Two strangers meet in Nantes. He (Michael Cohen) lives there. She (Julie Gayet) is passing through. At the end of their first evening together, with the air sparkling with sexual tension, he goes to kiss her, and she pulls away. It's not that she doesn't want to. It's just that she knows two other people who could kiss casually, and it didn't work out that way.

From that framing device, the narrative switches to the main story, that of Judith (Virginie Ledoyen), a happily married woman, whose best friend since high school is Nicolas (Emmanuel Mouret). One day the perfect platonic purity of their relationship is altered when Nicolas asks her to kiss him. She says yes, and from there ... well, anyway, that's all you need to hear about that.
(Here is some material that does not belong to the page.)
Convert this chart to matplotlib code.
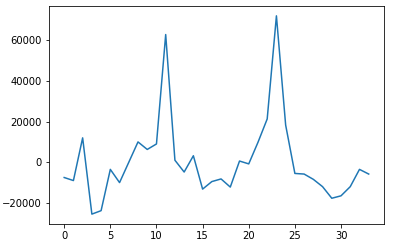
import matplotlib
matplotlib.use("Agg")
from matplotlib import pyplot as plt
import numpy as np

x = np.arange(34)
values = [-7500, -9000, 12000, -25500, -23800, -3500, -10000, 0, 10000, 6300,
          9000, 62800, 1000, -4800, 3200, -13200, -9500, -8200, -12200, 600,
          -800, 9800, 21300, 72000, 18300, -5500, -5800, -8400, -12000, -17700,
          -16500, -12000, -3500, -5800]

fig = plt.figure(figsize=(408 / 72, 247 / 72), dpi=72)
ax = fig.add_axes([0.12, 0.093, 0.821, 0.883])
ax.plot(x, values, color='#1f77b4', linewidth=1.5)
ax.set_xticks([0, 5, 10, 15, 20, 25, 30])
ax.set_yticks([-20000, 0, 20000, 40000, 60000])
ax.tick_params(labelsize=10)

fig.savefig('out.png', dpi=72)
Though the French are great at making romantic dramas, their romantic comedies, contrary to what many Americans might think, tend to be a little off -- unpleasant, harsh and tony peculiar. But Shall We Kiss?, written and directed by Mouret, shows a masterful control of mood and genre.

At first, the story of Judith and Nicolas borders on light farce, but it moves seamlessly toward something more consequential. The movie is about the ramifications of actions that might, in the moment, seem natural and pure -- and about the atmospheres that allow love to thrive. It's about love's paradoxes and about the value and the limits of commitment. In true French style, it offers no answers but it poses the right questions.

Ledoyen is one of the joys of modern French cinema, an arresting young actress with a delicate look, an alert unsentimental intelligence and a deep, husky voice that sounds as if she started smoking prenatally. Mouret directs himself in a self-effacing but effective way that capitalizes on his comic strengths. And Gayet and Cohen give off a strong erotic charge in their present-day scenes -- all decorum on the surface, but with a churning undercurrent.